The chemical boundary condition for the stratosphere is controlled by convective coupling from the boundary layer and free troposphere and this implies considerable variability in the flux of short lived species crossing the 390 K θ surface in the tropics. Convective injection of material from the boundary layer extends to the tropopause in the tropics such that short-lived compounds such as bromine, iodine, formaldehyde, along with a spectrum of species carried by aerosols, are episodically and irreversibly injected into the stratosphere in the tropics and through tropopause folds into the middleworld in the subtropics. The conundrum of increasing water vapor in the stratosphere (∼ 10%/decade at 40°N) and decreasing tropopause temperature is resolved by changes in the chemical composition of the TTL in the vicinity of convective outflow extending up to the 380–390 K θ level.

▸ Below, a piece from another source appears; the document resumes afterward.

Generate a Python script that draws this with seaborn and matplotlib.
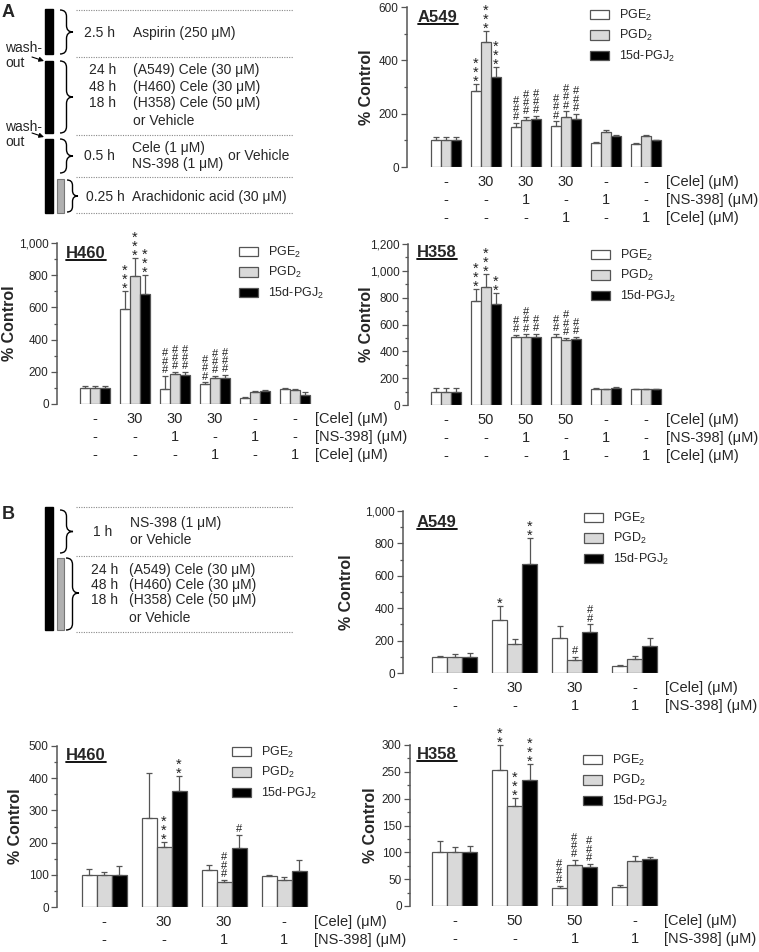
import numpy as np
import pandas as pd
import matplotlib
matplotlib.use("Agg")
import matplotlib.pyplot as plt
import seaborn as sns
from matplotlib.path import Path
from matplotlib.patches import PathPatch, Rectangle
from matplotlib.lines import Line2D
from matplotlib import transforms
from matplotlib.ticker import MultipleLocator, FuncFormatter

sns.set_style("ticks")
plt.rcParams["font.family"] = ["Liberation Sans", "DejaVu Sans"]
plt.rcParams["mathtext.fontset"] = "custom"
plt.rcParams["mathtext.rm"] = "Liberation Sans"

W, H = 759, 952
EDGE = "#555555"

series = ["PGE$_2$", "PGD$_2$", "15d-PGJ$_2$"]
colors = ["white", "#d9d9d9", "black"]

# ---------------- Panel A data ----------------
rowsA_names = ["[Cele] (\u03bcM)", "[NS-398] (\u03bcM)", "[Cele] (\u03bcM)"]
rowsA_cele30 = ["-", "30", "30", "30", "-", "-"]
rowsA_cele50 = ["-", "50", "50", "50", "-", "-"]
rowsA_ns = ["-", "-", "1", "-", "1", "-"]
rowsA_cele1 = ["-", "-", "-", "1", "-", "1"]

a549A_pge2 = [100, 285, 150, 155, 91, 87]
a549A_pgd2 = [100, 467, 177, 189, 132, 117]
a549A_15d = [100, 337, 181, 181, 115, 100]
a549A_pge2_err = [12, 27, 16, 16, 4, 3]
a549A_pgd2_err = [12, 43, 10, 20, 8, 4]
a549A_15d_err = [12, 38, 11, 19, 5, 2]
a549A_pge2_sig = ["", "***", "###", "###", "", ""]
a549A_pgd2_sig = ["", "***", "###", "###", "", ""]
a549A_15d_sig = ["", "***", "###", "###", "", ""]

h460A_pge2 = [100, 593, 91, 126, 35, 91]
h460A_pgd2 = [100, 792, 184, 161, 76, 89]
h460A_15d = [100, 684, 180, 159, 83, 56]
h460A_pge2_err = [14, 110, 85, 8, 10, 6]
h460A_pgd2_err = [14, 115, 16, 13, 7, 4]
h460A_15d_err = [12, 116, 18, 23, 6, 20]
h460A_pge2_sig = ["", "***", "###", "###", "", ""]
h460A_pgd2_sig = ["", "***", "###", "###", "", ""]
h460A_15d_sig = ["", "***", "###", "###", "", ""]

h358A_pge2 = [100, 776, 505, 505, 119, 119]
h358A_pgd2 = [100, 881, 505, 488, 117, 119]
h358A_15d = [100, 756, 505, 490, 129, 119]
h358A_pge2_err = [24, 90, 17, 27, 8, 3]
h358A_pgd2_err = [24, 94, 22, 14, 5, 3]
h358A_15d_err = [24, 77, 25, 17, 5, 3]
h358A_pge2_sig = ["", "***", "##", "##", "", ""]
h358A_pgd2_sig = ["", "***", "###", "###", "", ""]
h358A_15d_sig = ["", "**", "##", "##", "", ""]

# ---------------- Panel B data ----------------
rowsB_names = ["[Cele] (\u03bcM)", "[NS-398] (\u03bcM)"]
rowsB_cele30 = ["-", "30", "30", "-"]
rowsB_cele50 = ["-", "50", "50", "-"]
rowsB_ns = ["-", "-", "1", "1"]

a549B_pge2 = [100, 328, 215, 41]
a549B_pgd2 = [100, 178, 80, 86]
a549B_15d = [100, 672, 254, 164]
a549B_pge2_err = [5, 88, 76, 6]
a549B_pgd2_err = [15, 33, 18, 21]
a549B_15d_err = [26, 164, 47, 55]
a549B_pge2_sig = ["", "*", "", ""]
a549B_pgd2_sig = ["", "", "#", ""]
a549B_15d_sig = ["", "**", "##", ""]

h460B_pge2 = [100, 275, 115, 97]
h460B_pgd2 = [100, 187, 77, 84]
h460B_15d = [100, 359, 184, 112]
h460B_pge2_err = [17, 140, 15, 3]
h460B_pgd2_err = [9, 14, 8, 10]
h460B_15d_err = [28, 47, 39, 33]
h460B_pge2_sig = ["", "", "", ""]
h460B_pgd2_sig = ["", "***", "###", ""]
h460B_15d_sig = ["", "**", "#", ""]

h358B_pge2 = [100, 253, 33, 36]
h358B_pgd2 = [100, 187, 77, 84]
h358B_15d = [100, 235, 72, 87]
h358B_pge2_err = [21, 47, 4, 4]
h358B_pgd2_err = [10, 15, 9, 10]
h358B_15d_err = [12, 30, 7, 4]
h358B_pge2_sig = ["", "**", "###", ""]
h358B_pgd2_sig = ["", "***", "###", ""]
h358B_15d_sig = ["", "***", "###", ""]

fig = plt.figure(figsize=(W / 100, H / 100), dpi=100)

# ---------------- schematic overlay ----------------
ov = fig.add_axes([0, 0, 1, 1], zorder=0)
ov.set_xlim(0, W)
ov.set_ylim(H, 0)
ov.axis("off")


def brace(x0, yt, yb, w, ytip=None):
    if ytip is None:
        ytip = (yt + yb) / 2
    xm = x0 + w * 0.5
    xt = x0 + w
    r = w * 0.5
    verts = [(x0, yt), (xm, yt), (xm, yt + r), (xm, ytip - r), (xm, ytip), (xt, ytip),
             (xm, ytip), (xm, ytip + r), (xm, yb - r), (xm, yb), (x0, yb)]
    codes = [Path.MOVETO, Path.CURVE3, Path.CURVE3, Path.LINETO, Path.CURVE3, Path.CURVE3,
             Path.CURVE3, Path.CURVE3, Path.LINETO, Path.CURVE3, Path.CURVE3]
    ov.add_patch(PathPatch(Path(verts, codes), fill=False, lw=1.0, color="black"))


def dotted(y):
    ov.plot([76, 293], [y, y], color="#888888", lw=0.8, ls=(0, (1, 1.2)))


def txt(x, y, s, ha="left", size=10, **kw):
    ov.text(x, y, s, ha=ha, va="center", fontsize=size, **kw)


# Panel A schematic
ov.text(2, 4, "A", fontsize=13, fontweight="bold", va="top", ha="left")
for (y1, y2) in [(9, 54), (61, 133), (139, 213)]:
    ov.add_patch(Rectangle((45, y1), 8, y2 - y1, color="black"))
ov.add_patch(Rectangle((57, 179), 7, 34, facecolor="#b0b0b0", edgecolor="#777777", lw=0.8))
for y in [10, 57, 135, 177, 213]:
    dotted(y)
brace(60, 10, 54, 13)
brace(60, 61, 133, 13)
brace(60, 139, 173, 13)
brace(67, 180, 212, 11)
txt(115, 33, "2.5 h", ha="right")
txt(133, 33, "Aspirin (250 \u03bcM)")
for y, t, s in [(70, "24 h", "(A549) Cele (30 \u03bcM)"), (87, "48 h", "(H460) Cele (30 \u03bcM)"),
                (103, "18 h", "(H358) Cele (50 \u03bcM)")]:
    txt(116, y, t, ha="right")
    txt(133, y, s)
txt(133, 121, "or Vehicle")
txt(115, 156, "0.5 h", ha="right")
txt(132, 148, "Cele (1 \u03bcM)")
txt(132, 164, "NS-398 (1 \u03bcM)")
txt(228, 156, "or Vehicle")
txt(125, 197, "0.25 h", ha="right")
txt(132, 197, "Arachidonic acid (30 \u03bcM)")
txt(5, 48, "wash-")
txt(5, 63, "out")
txt(5, 127, "wash-")
txt(5, 142, "out")
for (ya, yb) in [(57, 61), (133, 137)]:
    ov.annotate("", xy=(44, yb), xytext=(32, ya),
                arrowprops=dict(arrowstyle="-|>", lw=0.8, color="black", mutation_scale=7,
                                shrinkA=0, shrinkB=0))

# Panel B schematic
ov.text(2, 506, "B", fontsize=13, fontweight="bold", va="top", ha="left")
ov.add_patch(Rectangle((45, 507), 8, 123, color="black"))
ov.add_patch(Rectangle((57, 558), 7, 72, facecolor="#b0b0b0", edgecolor="#777777", lw=0.8))
for y in [507, 556, 632]:
    dotted(y)
brace(60, 510, 553, 13)
brace(66, 558, 630, 13, ytip=593)
txt(112, 532, "1 h", ha="right")
txt(130, 523, "NS-398 (1 \u03bcM)")
txt(130, 540, "or Vehicle")
for y, t, s in [(570, "24 h", "(A549) Cele (30 \u03bcM)"), (585, "48 h", "(H460) Cele (30 \u03bcM)"),
                (600, "18 h", "(H358) Cele (50 \u03bcM)")]:
    txt(118, y, t, ha="right")
    txt(129, y, s)
txt(129, 618, "or Vehicle")

titles = []


def panel(geom, means, errs, sigs, rows, row_names, ymax, major, minor, title, title_pos,
          leg_pos, ylab_off):
    left, y0, ytop, right, c0, sp = geom
    ax = fig.add_axes([left / W, 1 - y0 / H, (right - left) / W, (y0 - ytop) / H], zorder=2)
    ax.patch.set_alpha(0)
    n = len(means[0])
    groups = [f"g{i}" for i in range(n)]
    df = pd.DataFrame({
        "group": np.tile(groups, 3),
        "series": np.repeat(series, n),
        "value": np.concatenate(means),
    })
    sns.barplot(data=df, x="group", y="value", hue="series", order=groups, hue_order=series,
                palette=colors, width=0.75, errorbar=None, edgecolor=EDGE, linewidth=0.9,
                ax=ax, zorder=2)
    for cont, err, sg in zip(ax.containers, errs, sigs):
        xs = np.array([p.get_x() + p.get_width() / 2 for p in cont])
        hs = np.array([p.get_height() for p in cont])
        ax.errorbar(xs, hs, yerr=[np.zeros(n), err], fmt="none", ecolor=EDGE, elinewidth=0.9,
                    capsize=2.5, capthick=0.9, zorder=3, clip_on=False)
        for x, h, e, s in zip(xs, hs, err, sg):
            if not s:
                continue
            if "*" in s:
                kw = dict(fontsize=10.5, linespacing=0.55, xytext=(0, -3.5))
            else:
                kw = dict(fontsize=8, linespacing=0.78, xytext=(0, 0.5))
            ax.annotate("\n".join(s), (x, h + e), textcoords="offset points",
                        ha="center", va="bottom", annotation_clip=False, color="#222222", **kw)
    ax.set_xlim((left - c0) / sp, (right - c0) / sp)
    ax.set_ylim(0, ymax)
    ax.yaxis.set_major_locator(MultipleLocator(major))
    ax.yaxis.set_minor_locator(MultipleLocator(minor))
    ax.yaxis.set_major_formatter(FuncFormatter(lambda v, p: f"{int(round(v)):,}"))
    ax.tick_params(axis="y", which="major", length=4.5, width=0.9, color=EDGE, labelsize=8.5,
                   pad=1.5)
    ax.tick_params(axis="y", which="minor", length=2.5, width=0.9, color=EDGE)
    ax.tick_params(axis="x", bottom=False, labelbottom=False)
    for s in ["top", "right", "bottom"]:
        ax.spines[s].set_visible(False)
    ax.spines["left"].set_color(EDGE)
    ax.spines["left"].set_linewidth(1.1)
    ax.set_xlabel("")
    ax.set_ylabel("% Control", fontsize=11.5, fontweight="bold")
    ax.yaxis.set_label_coords((ylab_off + 2) / (right - left), 0.5)
    # condition rows
    offsets = [15, 33, 51]
    for r, (vals, name) in enumerate(zip(rows, row_names)):
        tr = transforms.offset_copy(ax.get_xaxis_transform(), fig=fig, y=-offsets[r], units="dots")
        for i, v in enumerate(vals):
            ax.text(i, 0, v, transform=tr, ha="center", va="center", fontsize=10.5)
        ax.text(n - 1 + 0.5, 0, name, transform=tr, ha="left", va="center", fontsize=10.5)
    sns.move_legend(ax, "upper left", bbox_to_anchor=(leg_pos[0] / W, 1 - leg_pos[1] / H),
                    bbox_transform=fig.transFigure, title=None, frameon=False, fontsize=9,
                    handlelength=1.5, handleheight=0.75, handletextpad=0.8, labelspacing=0.42,
                    borderpad=0, borderaxespad=0)
    t = fig.text(title_pos[0] / W, 1 - title_pos[1] / H, title, fontsize=12, fontweight="bold",
                 ha="left", va="top")
    titles.append(t)
    return ax


panel((407, 167, 7, 700, 445.7, 40),
      [a549A_pge2, a549A_pgd2, a549A_15d], [a549A_pge2_err, a549A_pgd2_err, a549A_15d_err],
      [a549A_pge2_sig, a549A_pgd2_sig, a549A_15d_sig],
      [rowsA_cele30, rowsA_ns, rowsA_cele1], rowsA_names, 600, 200, 100, "A549", (418, 10),
      (590, 8), -35)
panel((57, 404, 243, 330, 94.7, 40),
      [h460A_pge2, h460A_pgd2, h460A_15d], [h460A_pge2_err, h460A_pgd2_err, h460A_15d_err],
      [h460A_pge2_sig, h460A_pgd2_sig, h460A_15d_sig],
      [rowsA_cele30, rowsA_ns, rowsA_cele1], rowsA_names, 1000, 200, 100, "H460", (66, 246),
      (239, 245), -42)
panel((408, 405, 244, 700, 445.7, 40),
      [h358A_pge2, h358A_pgd2, h358A_15d], [h358A_pge2_err, h358A_pgd2_err, h358A_15d_err],
      [h358A_pge2_sig, h358A_pgd2_sig, h358A_15d_sig],
      [rowsA_cele50, rowsA_ns, rowsA_cele1], rowsA_names, 1200, 200, 100, "H358", (417, 245),
      (591, 248), -36)
panel((403, 673, 511, 700, 454.7, 60),
      [a549B_pge2, a549B_pgd2, a549B_15d], [a549B_pge2_err, a549B_pgd2_err, a549B_15d_err],
      [a549B_pge2_sig, a549B_pgd2_sig, a549B_15d_sig],
      [rowsB_cele30, rowsB_ns], rowsB_names, 1000, 200, 100, "A549", (417, 515),
      (584, 511), -51)
panel((57, 907, 746, 330, 104, 60),
      [h460B_pge2, h460B_pgd2, h460B_15d], [h460B_pge2_err, h460B_pgd2_err, h460B_15d_err],
      [h460B_pge2_sig, h460B_pgd2_sig, h460B_15d_sig],
      [rowsB_cele30, rowsB_ns], rowsB_names, 500, 100, 50, "H460", (66, 748),
      (232, 745), -36)
panel((410, 906, 745, 700, 454.5, 60),
      [h358B_pge2, h358B_pgd2, h358B_15d], [h358B_pge2_err, h358B_pgd2_err, h358B_15d_err],
      [h358B_pge2_sig, h358B_pgd2_sig, h358B_15d_sig],
      [rowsB_cele50, rowsB_ns], rowsB_names, 300, 50, 25, "H358", (417, 747),
      (583, 753), -34)

# underline titles
fig.canvas.draw()
r = fig.canvas.get_renderer()
for t in titles:
    bb = t.get_window_extent(renderer=r)
    y = (bb.y0 + 1.5) / H
    fig.add_artist(Line2D([bb.x0 / W, bb.x1 / W], [y, y], color="black", lw=1.3,
                          transform=fig.transFigure))

fig.savefig("out.png", dpi=100)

A key shortcoming in our knowledge of the coupling between climate change and chemical changes centers on the mechanisms that establish the spatial and temporal pattern of the chemical composition of the TTL and how that chemical composition is superimposed on the horizontal and vertical transport structure defining the dynamic meteorology of the tropics. Because of the vastly different response to temperature, oxidation, heterogeneous chemical processing, photolysis, hydrolysis, etc., at the molecular level of tracers such as:
- water vapor and its isotopes
- source species
- reactive intermediates such as formaldehyde, PAN, and HCl
- aerosol composition, etc.
the proper complement of simultaneously observed species provide a powerful diagnostic tool defining both the chemical structure of the TTL and the transport processes that couple the upper troposphere to the lower stratosphere. At the same time, it is these coupled chemical-transport processes that hold the key to changes in Earth’s climate in the face of forcing by CO2, CH4, N2O, CFCs, etc., in combination with convective ventilation of the boundary layer that contains highly variable amounts of nitrate, sulfate, organic, heavy metal, soot, etc. from industrial and biomass sources. It is the union of these changes and the power of their coupling that places considerable demand on the choice of species to be observed, the flight trajectories to be selected and the seasonal coverage to be achieved. This area of research is also the one that demands the greatest cooperation among the various communities—modeling, satellite, stratosphere, troposphere, and laboratory.